Yes that example exists in the real world.
But that's not the example provided.... The example has a single, sharp-edged zone of darkness seen at short range in the middle of an area that would otherwise be lit. Your house example is almost the exact opposite: a single brightly lit object seen at long range in an otherwise dark environment.

I'm out of time for the moment, but I'll address your longer post to me when I can.
 


Sure. We can go with Fireball since I already mentioned it. The radius of damage is 20', but it doesn't specify how big the explosion of flame is. Could be a bottlerocket size and set almost nothing on fire, or it could be several miles wide. Both outlier interpretations, but technically possible.
I agree the radius of the flames is ambiguous. My stance would have fireball do what it says. Since there's clearly an ambiguous element then the DM makes a ruling. I'm not seeing how this is in the same kind of category as the Darkness spell.

Or Mind Blank, since there is no definition of effect, could prevent you from sensing your own emotions or read your own thoughts even with mundane means. Doubly so if you don't have a brain because the world operates without chemical reactions and the creation of every thought is magical.
Seems forced. Creatures have emotions and have thoughts. They don't need to read their own emotions or read their own thoughts.

Revivify doesn't say it requires a whole body. Cast it on a severed head.

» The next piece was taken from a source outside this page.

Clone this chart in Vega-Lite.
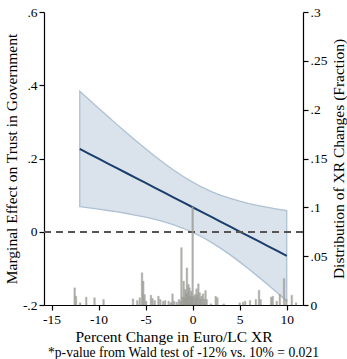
{
  "$schema": "https://vega.github.io/schema/vega-lite/v6.json",
  "width": 259,
  "height": 293,
  "autosize": {"type": "none"},
  "padding": {"left": 44, "top": 12, "right": 44, "bottom": 54},
  "background": "white",
  "config": {
    "view": {"stroke": null},
    "font": "Liberation Serif",
    "axis": {
      "labelFont": "Liberation Serif", "labelFontSize": 13.5, "labelColor": "black",
      "titleFont": "Liberation Serif", "titleFontSize": 15.5, "titleFontWeight": "normal", "titleColor": "black",
      "domainColor": "black", "domainWidth": 1.2, "tickColor": "black", "tickWidth": 1.2, "tickSize": 5,
      "grid": false, "labelPadding": 2
    }
  },
  "title": {
    "text": "*p-value from Wald test of -12% vs. 10% = 0.021",
    "orient": "bottom", "anchor": "middle", "dx": 10, "offset": 1,
    "font": "Liberation Serif", "fontSize": 13.6, "fontWeight": "normal", "color": "black"
  },
  "datasets": {
    "me": [
      {"x": -12, "b": 0.2260, "lo": 0.0685, "hi": 0.3835},
      {"x": -11, "b": 0.2127, "lo": 0.0652, "hi": 0.3602},
      {"x": -10, "b": 0.1995, "lo": 0.0618, "hi": 0.3372},
      {"x": -9, "b": 0.1862, "lo": 0.0580, "hi": 0.3144},
      {"x": -8, "b": 0.1729, "lo": 0.0540, "hi": 0.2918},
      {"x": -7, "b": 0.1597, "lo": 0.0498, "hi": 0.2696},
      {"x": -6, "b": 0.1464, "lo": 0.0450, "hi": 0.2478},
      {"x": -5, "b": 0.1332, "lo": 0.0398, "hi": 0.2266},
      {"x": -4, "b": 0.1199, "lo": 0.0338, "hi": 0.2060},
      {"x": -3, "b": 0.1067, "lo": 0.0269, "hi": 0.1865},
      {"x": -2, "b": 0.0934, "lo": 0.0188, "hi": 0.1680},
      {"x": -1, "b": 0.0802, "lo": 0.0095, "hi": 0.1509},
      {"x": 0, "b": 0.0669, "lo": -0.0016, "hi": 0.1354},
      {"x": 1, "b": 0.0536, "lo": -0.0144, "hi": 0.1216},
      {"x": 2, "b": 0.0404, "lo": -0.0290, "hi": 0.1098},
      {"x": 3, "b": 0.0271, "lo": -0.0454, "hi": 0.0996},
      {"x": 4, "b": 0.0139, "lo": -0.0631, "hi": 0.0909},
      {"x": 5, "b": 0.0006, "lo": -0.0823, "hi": 0.0835},
      {"x": 6, "b": -0.0126, "lo": -0.1023, "hi": 0.0771},
      {"x": 7, "b": -0.0259, "lo": -0.1232, "hi": 0.0714},
      {"x": 8, "b": -0.0391, "lo": -0.1447, "hi": 0.0665},
      {"x": 9, "b": -0.0524, "lo": -0.1668, "hi": 0.0620},
      {"x": 10, "b": -0.0656, "lo": -0.1891, "hi": 0.0579}
    ],
    "hist": [
      {"x": -12.54, "f": 0.0176}, {"x": -12.40, "f": 0.009}, {"x": -11.96, "f": 0.0022},
      {"x": -11.31, "f": 0.008}, {"x": -10.43, "f": 0.0074}, {"x": -9.47, "f": 0.0056},
      {"x": -6.34, "f": 0.0063}, {"x": -5.89, "f": 0.0046}, {"x": -5.62, "f": 0.0074},
      {"x": -5.38, "f": 0.033}, {"x": -5.25, "f": 0.0244}, {"x": -5.11, "f": 0.0107},
      {"x": -4.94, "f": 0.0039}, {"x": -4.43, "f": 0.010}, {"x": -4.26, "f": 0.0066},
      {"x": -4.02, "f": 0.0046}, {"x": -3.64, "f": 0.009}, {"x": -3.44, "f": 0.0056},
      {"x": -3.13, "f": 0.0039}, {"x": -2.92, "f": 0.0046}, {"x": -2.55, "f": 0.0039},
      {"x": -2.30, "f": 0.0025}, {"x": -2.14, "f": 0.0114}, {"x": -1.97, "f": 0.0039},
      {"x": -1.70, "f": 0.003}, {"x": -1.46, "f": 0.0056}, {"x": -1.30, "f": 0.004},
      {"x": -1.19, "f": 0.0587}, {"x": -1.07, "f": 0.008}, {"x": -0.95, "f": 0.0244},
      {"x": -0.85, "f": 0.007}, {"x": -0.78, "f": 0.0159}, {"x": -0.70, "f": 0.011},
      {"x": -0.61, "f": 0.038}, {"x": -0.52, "f": 0.012}, {"x": -0.44, "f": 0.021},
      {"x": -0.34, "f": 0.0176}, {"x": -0.25, "f": 0.009}, {"x": -0.16, "f": 0.0141},
      {"x": -0.07, "f": 0.008}, {"x": 0.0, "f": 0.1006}, {"x": 0.1, "f": 0.009},
      {"x": 0.24, "f": 0.0107}, {"x": 0.32, "f": 0.007}, {"x": 0.41, "f": 0.0166},
      {"x": 0.5, "f": 0.010}, {"x": 0.61, "f": 0.0217}, {"x": 0.75, "f": 0.0125},
      {"x": 0.85, "f": 0.006}, {"x": 0.96, "f": 0.009}, {"x": 1.10, "f": 0.0114},
      {"x": 1.22, "f": 0.006}, {"x": 1.37, "f": 0.0148}, {"x": 1.50, "f": 0.0056},
      {"x": 1.95, "f": 0.0012}, {"x": 2.45, "f": 0.009}, {"x": 2.63, "f": 0.0074},
      {"x": 3.31, "f": 0.0012}, {"x": 5.01, "f": 0.0022}, {"x": 5.36, "f": 0.0029},
      {"x": 5.59, "f": 0.0039}, {"x": 6.10, "f": 0.0046}, {"x": 6.72, "f": 0.0056},
      {"x": 7.06, "f": 0.0152}, {"x": 7.23, "f": 0.0056}, {"x": 8.35, "f": 0.008},
      {"x": 8.52, "f": 0.009}, {"x": 8.94, "f": 0.0039}, {"x": 9.27, "f": 0.0107},
      {"x": 9.72, "f": 0.0271}, {"x": 9.96, "f": 0.0056}, {"x": 10.54, "f": 0.010},
      {"x": 10.99, "f": 0.0022}
    ]
  },
  "layer": [
    {
      "layer": [
        {
          "data": {"name": "me"},
          "mark": {"type": "area", "fill": "#d6dfe9", "stroke": "#a7bbcf", "strokeWidth": 1.3, "opacity": 0.9},
          "encoding": {
            "x": {"field": "x", "type": "quantitative", "scale": {"domain": [-15.27, 11.2], "nice": false, "zero": false},
              "axis": {"values": [-15, -10, -5, 0, 5, 10], "labelExpr": "toString(datum.value)", "title": "Percent Change in Euro/LC XR", "titlePadding": 4, "labelFlush": false}},
            "y": {"field": "lo", "type": "quantitative", "scale": {"domain": [-0.2, 0.6], "nice": false, "zero": false},
              "axis": {"orient": "left", "values": [-0.2, 0, 0.2, 0.4, 0.6], "labelExpr": "replace(toString(datum.value), '0.', '.')", "title": "Marginal Effect on Trust in Government", "titlePadding": 3, "labelFlush": false}},
            "y2": {"field": "hi"}
          }
        },
        {
          "data": {"name": "me"},
          "mark": {"type": "line", "color": "#1b3d6c", "strokeWidth": 2},
          "encoding": {
            "x": {"field": "x", "type": "quantitative"},
            "y": {"field": "b", "type": "quantitative"}
          }
        },
        {
          "data": {"name": "me"},
          "mark": {"type": "rule", "color": "#555555", "strokeWidth": 1.5, "strokeDash": [7, 5]},
          "encoding": {"y": {"datum": 0, "type": "quantitative"}}
        }
      ]
    },
    {
      "data": {"name": "hist"},
      "mark": {"type": "bar", "width": 1.7, "fill": "#a3a39e", "opacity": 0.85, "stroke": "#8e8e88", "strokeWidth": 0.3},
      "encoding": {
        "x": {"field": "x", "type": "quantitative"},
        "y": {"field": "f", "type": "quantitative", "scale": {"domain": [0, 0.3], "nice": false},
          "axis": {"orient": "right", "values": [0, 0.05, 0.1, 0.15, 0.2, 0.25, 0.3], "labelExpr": "replace(toString(datum.value), '0.', '.')", "title": "Distribution of XR Changes (Fraction)", "titleAngle": 270, "titleBaseline": "top", "titlePadding": 5, "labelFlush": false}}
      }
    }
  ],
  "resolve": {"scale": {"y": "independent"}}
}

Raise Dead talks about the soul rejoining the body, but Ressurection and True Ressurection don't provide that service. Living creatures running around without souls.

Yadda, yadda.
A bit forced again. Revivify says "You touch a creature that has died within the last minute. That creature returns to life with 1 hit point. This spell can’t return to life a creature that has died of old age, nor can it restore any missing body parts."

A head is not a body. Though a body without a head being returned to life at 1 hp might be interesting as an example. IMO that would be DM's call on how to proceed on that one. Personal ruling on that would be it returns to life only to bleed out through it's neck...

I'm not quite sure I'm seeing whatever it is you are trying to point out?
 

But that's not the example provided.... The example has a single, sharp-edged zone of darkness seen at short range in the middle of an area that would otherwise be lit. Your house example is almost the exact opposite: a single brightly lit object seen at long range in an otherwise dark environment.

I'm out of time for the moment, but I'll address your longer post to me when I can.

Np. Why does distance between the brightly lit areas and darkness inbetween matter when it comes to the substance of the example?
 

The spell seems exceedingly clear to me, Rules as Written.

A creature with darkvision can't see through this darkness,

Since a creature without darkvision can't see through normal darkness, the spell is saying treat a creature with darkvision the same way. In fact, in the Environment section of the PHB, it says:

A heavily obscured area—such as darkness, opaque fog, or dense foliage—blocks vision entirely.

And

Darkness creates a heavily obscured area. Characters face darkness outdoors at night (even most moonlit nights), within the confines of an unlit dungeon or a subterranean vault, or in an area of magical darkness.

Oh hey, look at that, magical darkness!

So RAW states: darkness blocks sight, except for characters with darkvision. Magical Darkness blocks sight even for characters with darkvision.

The Darkness spell then says:

nonmagical light can't illuminate it

Which means the torch on the other side of the Darkness can't be seen.

Yeah?
 

Since a creature without darkvision can't see through normal darkness, the spell is saying treat a creature with darkvision the same way. In fact, in the Environment section of the PHB, it says:
The full rule there with errata now says:

A heavily obscured area--such as darkness, opaque fog, or dense foliage--blocks vision entirely. A creature effectively suffers from the blinded condition when trying to see something in that area.

It was changed so that characters in non-magical darkness could see illuminated areas outside of the non-magical darkness. Since characters in normal darkness can now see out of it - that kind of renders the rest of that argument moot?